Je remercie Marie Paule et Raymond Farina qui ont posté hier sur Facebook le poème Pierre philosophale (Pedra filosofal) d’Antonio Gedeão, tiré de Movimento Perpetuo, 1956. Je reproduis ici les six derniers vers.
Eles não sabem, nem sonham,
que o sonho comanda a vida,
que sempre que um homem sonha
o mundo pula e avança
como bola colorida
entre as mãos de uma criança.
Ils ne savent pas, eux, et ils ne rêvent pas,
Que le rêve est le moteur de la vie
Que chaque fois qu’un homme rêve
Le monde roule et s’embellit
Comme une balle colorée
Dans les mains d’un enfant.
Traduction: Alain Lane.
Dans l’anthologie de Max de Carvalho, La poésie du Portugal des origines au XX ème siècle (Chandeigne), publiée en septembre 2021, on trouve quatre poèmes de cet auteur: Fleur de chair (Flor de carne), Poème pour Galilée (Poema para Galileu), La machine du monde (Máquina do mundo), Poème de la mort apparente (Poema da morte aparente). Voici les deux derniers:
Máquina do mundo
O universo é feito essencialmente de coisa nenhuma.
Intervalos, distâncias, buracos, porosidade etérea.
Espaço vazio, em suma.
O resto, é a matéria.
Daí, que este arrepio,
este chamá-lo e tê-lo, erguê-lo e defrontá-lo,
esta fresta de nada aberta no vazio,
deve ser um intervalo.
Máquina de fogo, 1961.
La machine du monde
L’Univers se compose, pour l’essentiel, de néant.

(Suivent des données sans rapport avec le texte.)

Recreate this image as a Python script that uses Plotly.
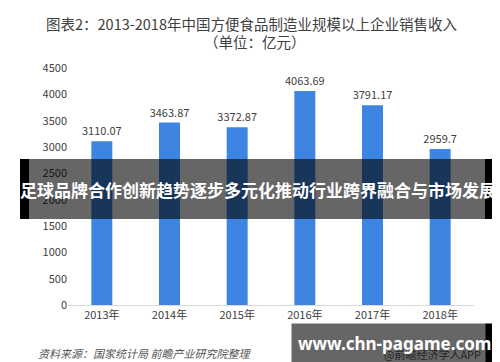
import plotly.graph_objects as go

years = ["2013年", "2014年", "2015年", "2016年", "2017年", "2018年"]
sales = [3110.07, 3463.87, 3372.87, 4063.69, 3791.17, 2959.7]
labels = ["3110.07", "3463.87", "3372.87", "4063.69", "3791.17", "2959.7"]
y_ticks = [0, 500, 1000, 1500, 2000, 2500, 3000, 3500, 4000, 4500]

W, H = 500, 362
L, R, T, B = 60, 34, 60, 65
PW, PH = W - L - R, H - T - B

def px(x):
    return (x - L) / PW

def py(y):
    return (H - B - y) / PH

FONT = "Noto Sans CJK SC, Microsoft YaHei, sans-serif"

fig = go.Figure()
fig.add_trace(go.Bar(
    x=years, y=sales, text=labels, textposition="outside", constraintext="none",
    textfont=dict(size=11, color="#404040", family=FONT),
    marker=dict(color="#3d85e0", line=dict(width=0)),
    cliponaxis=False, width=0.31,
))

shapes = [
    dict(type="rect", xref="paper", yref="paper", x0=px(12), x1=px(489), y0=py(211), y1=py(151),
         fillcolor="rgba(0,0,0,0.6)", line=dict(width=0), layer="above"),
    dict(type="rect", xref="paper", yref="paper", x0=px(12), x1=px(21), y0=py(211), y1=py(151),
         fillcolor="black", line=dict(width=0), layer="above"),
    dict(type="rect", xref="paper", yref="paper", x0=px(477), x1=px(489), y0=py(211), y1=py(151),
         fillcolor="black", line=dict(width=0), layer="above"),
]

annotations = [
    dict(text="图表2：2013-2018年中国方便食品制造业规模以上企业销售收入",
         xref="paper", yref="paper", x=px(243), y=py(15), xanchor="center", yanchor="middle",
         showarrow=False, font=dict(size=14.5, color="#404040", family=FONT)),
    dict(text="（单位：亿元）",
         xref="paper", yref="paper", x=px(247), y=py(33), xanchor="center", yanchor="middle",
         showarrow=False, font=dict(size=14.5, color="#404040", family=FONT)),
    dict(text="<b>足球品牌合作创新趋势逐步多元化推动行业跨界融合与市场发展</b>",
         xref="paper", yref="paper", x=px(250), y=py(181), xanchor="center", yanchor="middle",
         showarrow=False, font=dict(size=17, color="white", family="Noto Sans CJK SC")),
    dict(text="<i>资料来源：国家统计局 前瞻产业研究院整理</i>",
         xref="paper", yref="paper", x=px(28), y=py(345), xanchor="left", yanchor="middle",
         showarrow=False, font=dict(size=11, color="#555555", family=FONT)),
    dict(text="@前瞻经济学人APP",
         xref="paper", yref="paper", x=px(475), y=py(346), xanchor="right", yanchor="middle",
         showarrow=False, font=dict(size=11, color="#606060", family=FONT)),
    dict(text="", xref="paper", yref="paper", x=px(283), y=py(315), xanchor="left", yanchor="top",
         width=194, height=38, bgcolor="rgba(0,0,0,0.6)", borderpad=0, showarrow=False),
    dict(text="", xref="paper", yref="paper", x=px(477), y=py(315), xanchor="left", yanchor="top",
         width=13, height=38, bgcolor="black", borderpad=0, showarrow=False),
    dict(text="<b>www.chn-pagame.com</b>",
         xref="paper", yref="paper", x=px(386), y=py(335), xanchor="center", yanchor="middle",
         showarrow=False, font=dict(size=17, color="white", family="Noto Sans, sans-serif")),
]

fig.update_layout(
    width=W, height=H, margin=dict(l=L, r=R, t=T, b=B),
    paper_bgcolor="white", plot_bgcolor="white",
    showlegend=False,
    font=dict(family=FONT),
    shapes=shapes, annotations=annotations,
    xaxis=dict(showline=True, linecolor="#d9d9d9", linewidth=1, ticks="", showgrid=False,
               tickfont=dict(size=11, color="#404040", family=FONT)),
    yaxis=dict(range=[0, 4500], tickvals=y_ticks, showgrid=False, zeroline=False, showline=False,
               ticks="", tickfont=dict(size=11, color="#404040", family=FONT)),
)

fig.write_html("out.html")
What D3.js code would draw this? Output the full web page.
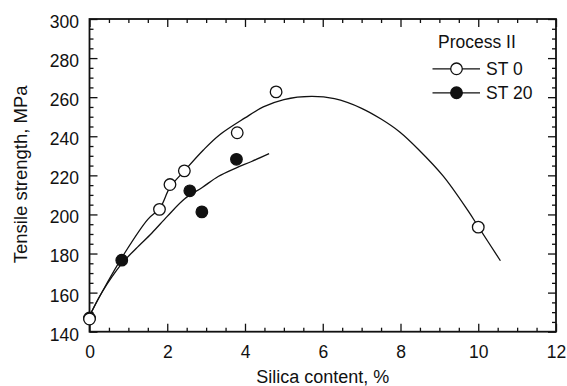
<!DOCTYPE html>
<html>
<head>
<meta charset="utf-8">
<script src="https://cdn.jsdelivr.net/npm/d3@7"></script>
<style>
  html, body { margin: 0; padding: 0; background: #fff; }
  svg { display: block; }
  text { font-family: "Liberation Sans", Arial, Helvetica, sans-serif; fill: #111; }
</style>
</head>
<body>
<svg id="chart" width="567" height="386"></svg>
<script>
// Measured points, Process II
const st0X = [0, 1.8, 2.07, 2.44, 3.8, 4.8, 10.0];
const st0Y = [146.5, 202.6, 215.3, 222.3, 241.8, 262.7, 193.5];
const st20X = [0, 0.83, 2.58, 2.89, 3.78];
const st20Y = [147, 176.6, 212.1, 201.3, 228.2];

// Trend curves
const st0CurveX = [0, 0.31, 0.91, 1.5, 1.81, 2.07, 2.44, 2.93, 3.35, 4.0, 4.47, 5.0, 5.71, 6.3, 7.0, 7.5, 7.98, 8.45, 9.1, 9.74, 10.0, 10.57];
const st0CurveY = [148, 159.8, 180.4, 197.5, 203.2, 213.8, 222.3, 233.0, 240.8, 249.4, 255.0, 258.8, 260.4, 259.2, 254.3, 248.8, 242.2, 233.5, 219.6, 201.8, 193.8, 176.3];
const st20CurveX = [0, 0.31, 0.83, 1.2, 1.6, 2.0, 2.45, 2.9, 3.31, 3.75, 4.17, 4.62];
const st20CurveY = [148, 159.8, 174.8, 182.6, 190.4, 199.0, 208.0, 213.8, 219.4, 223.6, 227.1, 231.1];

// Axis ticks
const xMajor = [0, 2, 4, 6, 8, 10, 12];
const yMajor = [140, 160, 180, 200, 220, 240, 260, 280, 300];

const seriesNames = ["ST 0", "ST 20"];
const legendTitle = "Process II";
const xTitle = "Silica content, %";
const yTitle = "Tensile strength, MPa";

const svg = d3.select("#chart");
const plotLeft = 89.5, plotTop = 19, plotRight = 556, plotBottom = 331.7;
const x = d3.scaleLinear().domain([0, 12]).range([plotLeft, plotRight]);
const y = d3.scaleLinear().domain([140, 300]).range([plotBottom, plotTop]);

const xMinor = d3.range(0, 12.001, 0.5).filter(v => !xMajor.includes(v));
const yMinor = d3.range(140, 300.001, 5).filter(v => !yMajor.includes(v));

const fontSize = 17.5;

function styleAxis(g) {
  g.select(".domain").remove();
  g.selectAll(".tick line").attr("stroke", "#111").attr("stroke-width", 1.3);
  g.selectAll(".tick text").style("font-size", fontSize + "px").attr("fill", "#111");
}

// Bottom axis: labelled major ticks and minor ticks, pointing inward
svg.append("g").attr("transform", `translate(0,${plotBottom})`)
  .call(d3.axisBottom(x).tickValues(xMajor).tickSize(-8).tickSizeOuter(0).tickPadding(14).tickFormat(d3.format("d")))
  .call(styleAxis);
svg.append("g").attr("transform", `translate(0,${plotBottom})`)
  .call(d3.axisBottom(x).tickValues(xMinor).tickSize(-4).tickSizeOuter(0).tickFormat(""))
  .call(styleAxis);
// Top axis
svg.append("g").attr("transform", `translate(0,${plotTop})`)
  .call(d3.axisTop(x).tickValues(xMajor).tickSize(-8).tickSizeOuter(0).tickFormat(""))
  .call(styleAxis);
svg.append("g").attr("transform", `translate(0,${plotTop})`)
  .call(d3.axisTop(x).tickValues(xMinor).tickSize(-4).tickSizeOuter(0).tickFormat(""))
  .call(styleAxis);
// Left axis
svg.append("g").attr("transform", `translate(${plotLeft},0)`)
  .call(d3.axisLeft(y).tickValues(yMajor).tickSize(-8).tickSizeOuter(0).tickPadding(10.5).tickFormat(d3.format("d")))
  .call(styleAxis)
  .call(g => g.selectAll(".tick text").attr("dy", "0.48em"));
svg.append("g").attr("transform", `translate(${plotLeft},0)`)
  .call(d3.axisLeft(y).tickValues(yMinor).tickSize(-4).tickSizeOuter(0).tickFormat(""))
  .call(styleAxis);
// Right axis
svg.append("g").attr("transform", `translate(${plotRight},0)`)
  .call(d3.axisRight(y).tickValues(yMajor).tickSize(-8).tickSizeOuter(0).tickFormat(""))
  .call(styleAxis);
svg.append("g").attr("transform", `translate(${plotRight},0)`)
  .call(d3.axisRight(y).tickValues(yMinor).tickSize(-4).tickSizeOuter(0).tickFormat(""))
  .call(styleAxis);

// Plot frame
svg.append("rect")
  .attr("x", plotLeft).attr("y", plotTop)
  .attr("width", plotRight - plotLeft).attr("height", plotBottom - plotTop)
  .attr("fill", "none").attr("stroke", "#111").attr("stroke-width", 1.8);

// Axis titles
svg.append("text")
  .attr("x", (plotLeft + plotRight) / 2).attr("y", 383)
  .attr("text-anchor", "middle")
  .style("font-size", "18px")
  .text(xTitle);
svg.append("text")
  .attr("transform", `translate(27,${(plotTop + plotBottom) / 2 - 1}) rotate(-90)`)
  .attr("text-anchor", "middle")
  .style("font-size", "18.5px")
  .text(yTitle);

// Trend curves
const line = d3.line().x(d => x(d[0])).y(d => y(d[1])).curve(d3.curveCatmullRom.alpha(0.5));
svg.append("path")
  .datum(d3.zip(st0CurveX, st0CurveY))
  .attr("d", line)
  .attr("fill", "none").attr("stroke", "#111").attr("stroke-width", 1.3);
svg.append("path")
  .datum(d3.zip(st20CurveX, st20CurveY))
  .attr("d", line)
  .attr("fill", "none").attr("stroke", "#111").attr("stroke-width", 1.3);

// Markers
const r = 5.8;
svg.append("g").selectAll("circle")
  .data(d3.zip(st20X, st20Y))
  .join("circle")
  .attr("cx", d => x(d[0])).attr("cy", d => y(d[1])).attr("r", r)
  .attr("fill", "#111").attr("stroke", "#111").attr("stroke-width", 1.2);
svg.append("g").selectAll("circle")
  .data(d3.zip(st0X, st0Y))
  .join("circle")
  .attr("cx", d => x(d[0])).attr("cy", d => y(d[1])).attr("r", r)
  .attr("fill", "#fff").attr("stroke", "#111").attr("stroke-width", 1.3);

// Legend
const legend = svg.append("g");
legend.append("text")
  .attr("x", 438).attr("y", 48.3)
  .style("font-size", fontSize + "px")
  .text(legendTitle);
const legendRows = [
  { name: seriesNames[0], fill: "#fff", y: 68.8 },
  { name: seriesNames[1], fill: "#111", y: 92.8 }
];
const rows = legend.selectAll("g.row").data(legendRows).join("g").attr("class", "row");
rows.append("line")
  .attr("x1", 432.5).attr("x2", 480)
  .attr("y1", d => d.y).attr("y2", d => d.y)
  .attr("stroke", "#111").attr("stroke-width", 1.3);
rows.append("circle")
  .attr("cx", 456.5).attr("cy", d => d.y).attr("r", r)
  .attr("fill", d => d.fill).attr("stroke", "#111").attr("stroke-width", 1.3);
rows.append("text")
  .attr("x", 486).attr("y", d => d.y + 6.3)
  .style("font-size", fontSize + "px")
  .text(d => d.name);
</script>
</body>
</html>
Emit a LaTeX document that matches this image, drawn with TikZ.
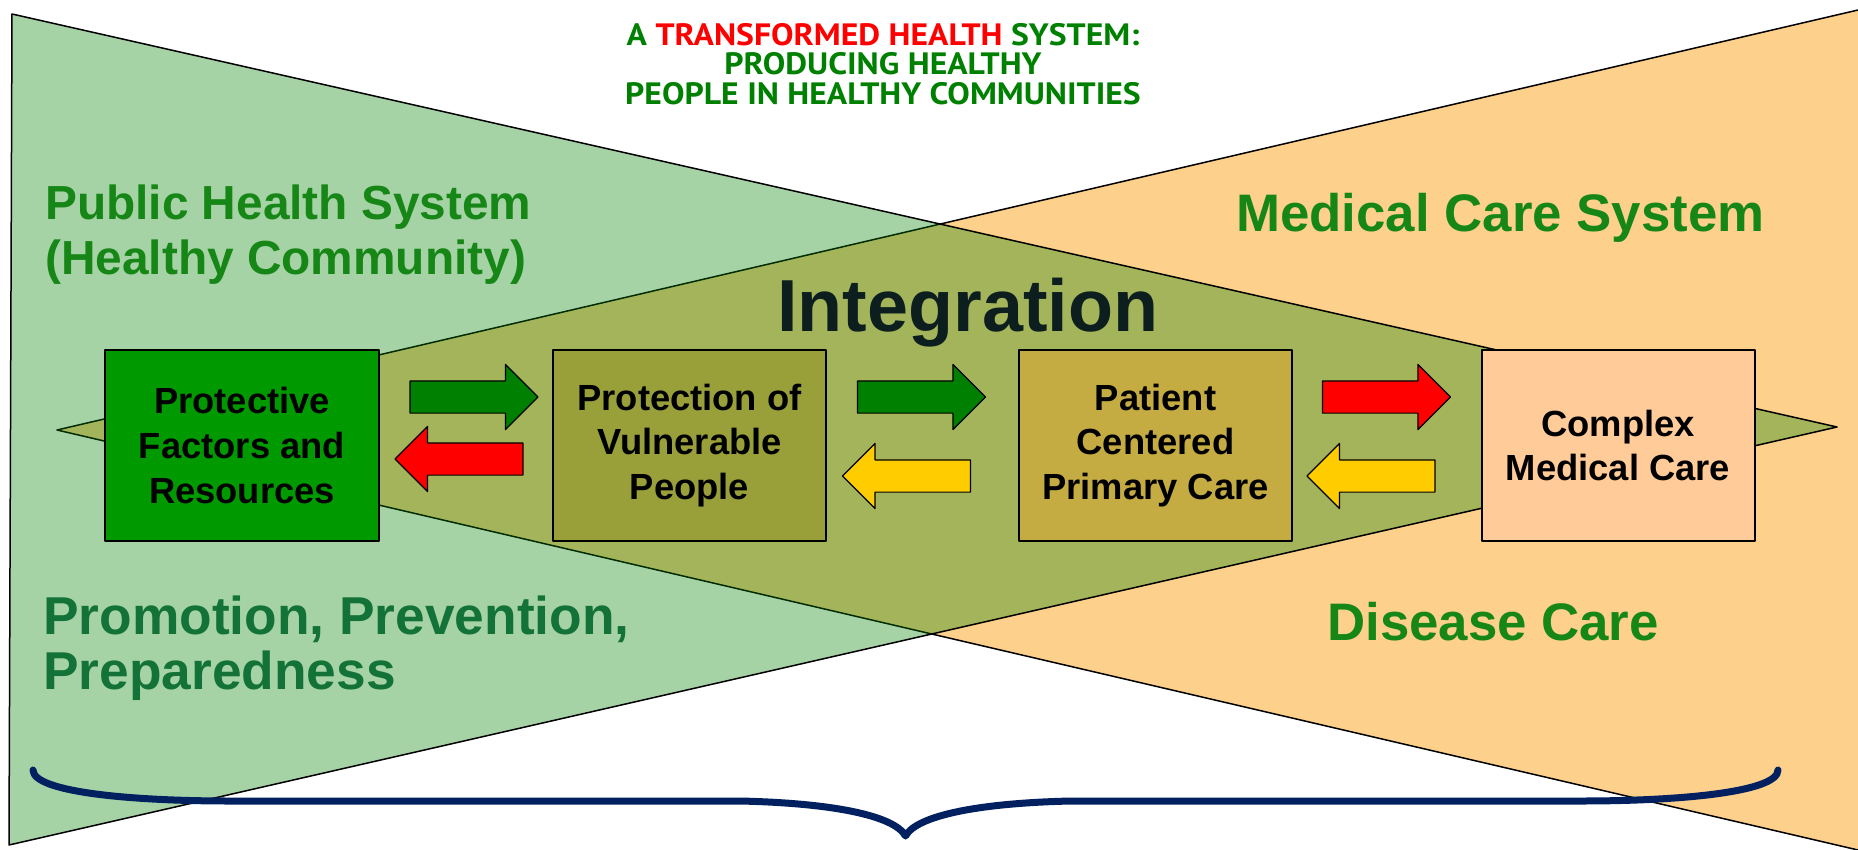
\documentclass[tikz,border=0pt]{standalone}
\usepackage{fontspec}
\setmainfont{Liberation Sans}
\newfontfamily\titlefont{PT Sans}[FakeStretch=1.09]
\usetikzlibrary{shapes.arrows}

\definecolor{orangefill}{RGB}{253,208,140}
\definecolor{phgreen}{RGB}{0,128,0}
\definecolor{labelgreen}{RGB}{22,134,22}
\definecolor{promogreen}{RGB}{19,114,56}
\definecolor{intdark}{RGB}{13,30,30}
\definecolor{factorsgreen}{RGB}{0,153,0}
\definecolor{vulnolive}{RGB}{153,160,58}
\definecolor{primarygold}{RGB}{196,172,66}
\definecolor{complexpeach}{RGB}{255,204,153}
\definecolor{arrowyellow}{RGB}{255,204,0}
\definecolor{bracenavy}{RGB}{0,32,96}

\begin{document}
\begin{tikzpicture}[x=1bp, y=-1bp, line join=round,
    box/.style={draw=black, line width=2bp, minimum width=273bp, minimum height=191bp,
      inner sep=0pt, align=center, font=\fontsize{36.5}{45}\selectfont\bfseries},
    blockarrow/.style={single arrow, draw=black, line width=1.2bp, minimum height=128bp,
      inner xsep=0pt, inner ysep=15.5bp, single arrow head extend=16.5bp, single arrow tip angle=90},
    toright/.style={blockarrow, shape border rotate=0},
    toleft/.style={blockarrow, shape border rotate=180},
    sidelabel/.style={anchor=base west, inner sep=0pt, align=left}]
    \useasboundingbox (0,0) rectangle (1858,850);

    \coordinate (OA) at (57,430);
    \coordinate (OT) at (1858,10);
    \coordinate (OB) at (1858,850);
    \coordinate (GT) at (12,14);
    \coordinate (GB) at (9,845);
    \coordinate (GA) at (1837,427);

    \fill[orangefill] (OA)--(OT)--(OB)--cycle;
    \draw[line width=1.5bp] (OT)--(OA)--(OB);
    \fill[phgreen, fill opacity=.35] (GT)--(GA)--(GB)--cycle;
    \draw[line width=1.5bp] (GT)--(GA)--(GB)--cycle;

    \node[font=\titlefont\bfseries\fontsize{31}{29.5}\selectfont, text=phgreen, align=center, inner sep=0pt, anchor=base] (title) at (883,104)
      {A \textcolor{red}{TRANSFORMED HEALTH} SYSTEM:\\PRODUCING HEALTHY\\PEOPLE IN HEALTHY COMMUNITIES};

    \node[sidelabel, text=labelgreen, font=\fontsize{48}{55}\selectfont\bfseries] (public) at (45,274)
      {Public Health System\\(Healthy Community)};
    \node[sidelabel, text=labelgreen, font=\fontsize{53}{55}\selectfont\bfseries] (medical) at (1236,231)
      {Medical Care System};
    \node[sidelabel, text=promogreen, font=\fontsize{53.5}{55}\selectfont\bfseries] (promotion) at (43,689)
      {Promotion, Prevention,\\Preparedness};
    \node[sidelabel, text=labelgreen, font=\fontsize{53}{55}\selectfont\bfseries] (disease) at (1327,640)
      {Disease Care};
    \node[sidelabel, text=intdark, font=\fontsize{74}{80}\selectfont\bfseries] (integration) at (777,331)
      {Integration};

    \node[box, fill=factorsgreen] (factors) at (242,445.5) {Protective\\Factors and\\Resources};
    \node[box, fill=vulnolive] (vulnerable) at (689.5,445.5) {Protection of\\Vulnerable\\People};
    \node[box, fill=primarygold] (primary) at (1155.5,445.5) {Patient\\Centered\\Primary Care};
    \node[box, fill=complexpeach] (complex) at (1618,445.5) {Complex\\Medical Care};

    \node[toright, fill=phgreen] (fwdA) at (466,397) {};
    \node[toleft, fill=red] (backA) at (467,459) {};
    \node[toright, fill=phgreen] (fwdB) at (913.5,397) {};
    \node[toleft, fill=arrowyellow] (backB) at (914.5,476) {};
    \node[toright, fill=red] (fwdC) at (1378.5,397) {};
    \node[toleft, fill=arrowyellow] (backC) at (1379,476) {};

    \coordinate (braceL) at (33,770);
    \coordinate (braceR) at (1778,770);
    \coordinate (braceTip) at (905.5,836);
    \draw[bracenavy, line width=7bp, line cap=round]
      (braceL) .. controls (33,792) and (130,801) .. (230,801) -- (740,801)
      .. controls (830,803) and (894,815) .. (braceTip)
      .. controls (917,815) and (981,803) .. (1071,801) -- (1581,801)
      .. controls (1681,801) and (1778,792) .. (braceR);
\end{tikzpicture}
\end{document}
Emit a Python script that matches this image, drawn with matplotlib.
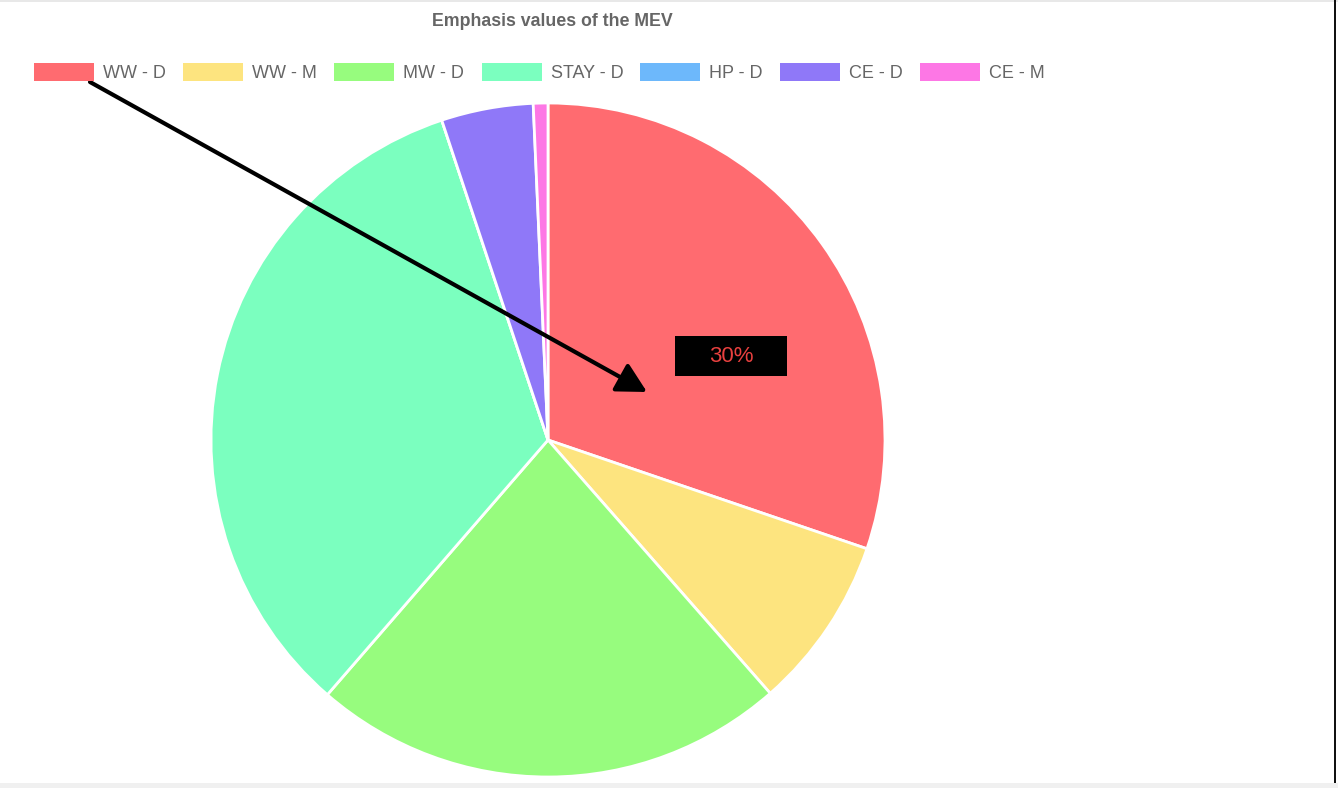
import matplotlib
matplotlib.use("Agg")
import matplotlib.pyplot as plt
from matplotlib.patches import Rectangle, FancyArrowPatch

labels = ["WW - D", "WW - M", "MW - D", "STAY - D", "HP - D", "CE - D", "CE - M"]
values = [30.2, 8.3, 22.8, 33.5, 0.0, 4.4, 0.7]
colors = ["#ff6b70", "#fde47f", "#97fc7e", "#7bffbf", "#6db8fb", "#8f78f8", "#fd77e5"]
title = "Emphasis values of the MEV"

plt.rcParams['font.family'] = ['Liberation Sans', 'DejaVu Sans']

W, H = 1338, 788
fig = plt.figure(figsize=(W / 100, H / 100), dpi=100)
fig.patch.set_facecolor("white")

cx, cy, r = 548, 440, 337
ax = fig.add_axes([(cx - r) / W, (H - cy - r) / H, 2 * r / W, 2 * r / H])
wedges, _ = ax.pie(values, colors=colors, startangle=90, counterclock=False,
                   radius=1.0, wedgeprops=dict(edgecolor="white", linewidth=2.0))
ax.set_xlim(-1, 1)
ax.set_ylim(-1, 1)
ax.set_aspect('auto')
ax.axis('off')

fig.text(552 / W, 1 - 21 / H, title, ha='center', va='center',
         fontsize=12.8, fontweight='bold', color='#666666')

fs = 13
px = fs * 100 / 72
leg = fig.legend(wedges, labels, loc='center left', bbox_to_anchor=(34 / W, 1 - 72.5 / H),
                 ncol=len(labels), frameon=False, fontsize=fs,
                 handlelength=60 / px, handleheight=20 / px, handletextpad=9 / px,
                 columnspacing=17.3 / px, labelcolor='#666666', borderaxespad=0, borderpad=0)
for h in leg.legend_handles:
    h.set_edgecolor('none')

# annotation arrow from legend to WW - D slice
fig.add_artist(FancyArrowPatch(
    (90, H - 82), (647, H - 392), transform=None,
    arrowstyle='-|>,head_length=0.9,head_width=0.48', mutation_scale=20,
    color='black', linewidth=3.0, shrinkA=0, shrinkB=0))

# label box
fig.add_artist(Rectangle((675 / W, 1 - 376 / H), 112 / W, 40 / H,
                         transform=fig.transFigure, facecolor='black', edgecolor='none'))
pct = values[0] / sum(values) * 100
fig.text(731 / W, 1 - 357 / H, f"{pct:.0f}%", ha='center', va='center',
         fontsize=16, color='#e8403f')

# frame decorations
fig.add_artist(Rectangle((0, 0), 1, 5 / H, transform=fig.transFigure,
                         facecolor='#f0f0f0', edgecolor='none'))
fig.add_artist(Rectangle((0, 1 - 1.5 / H), 1, 1.5 / H, transform=fig.transFigure,
                         facecolor='#e8e8e8', edgecolor='none'))
fig.add_artist(Rectangle((1334 / W, 5 / H), 2 / W, 1 - 5 / H, transform=fig.transFigure,
                         facecolor='#111111', edgecolor='none'))

fig.savefig("out.png", dpi=100)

Intervalles, distances, trous, porosité éthérée.
Un espace vide, en somme.
Le reste, c’est la matière.
D’où il résulte que ce frisson,
pour qu’il advienne et soit, pour le soulever et le regarder en face,
que cet interstice de rien béant sur le vide,
doit être un intervalle.
Traduction Max de Carvalho.
Poema da morte aparente
Nos tempos em que acontecia o que está acontecendo agora,
e os homens pasmavam de isso ainda acontecer no tempo deles,
parecia-lhes a vida podre e reles
e suspiravam por viver agora.
A suspirar e a protestar morreram.
e agora, quando se abrem as covas,
encontram-se às vezes os dentes com que rangeram,
tão brancos como se as dentaduras fossem novas.
Linha de força, 1967.
Poème de la mort apparente
Aux temps où se passait la même chose que maintenant,
et où les hommes étaient stupéfaits que cela fût encore possible à leur époque,
la vie leur semblait pourrie et vile,
et ils soupiraient d’avoir à vivre maintenant.
En soupirant, en protestant, ils moururent,
Et maintenant, quand on ouvre leurs tombes,
on retrouve parfois ces dents qu’ils firent grincer,
aussi blanches que des dentures neuves.
Traduction Max de Carvalho.
António Gedeão s’appelait en réalité Rómulo Vasco da Gama de Carvalho. Né à Lisbonne le 24 novembre 1906, cet enseignant de physique-chimie et historien des sciences a participé à la divulgation des connaissances scientifiques au Portugal. Il ne publie ses premiers poèmes qu’en 1956, à la cinquantaine. On retrouve ses intérêts dans sa poésie qui s’inscrit dans la réalité de son époque et dans le contexte angoissant de l’après-guerre. Il est décédé dans la capitale portugaise le 19 février 1997. Depuis 1996, le jour de sa naissance est commémoré au Portugal sous le nom de Jour national de la Culture scientifique (Dia Nacional da Cultura Científica).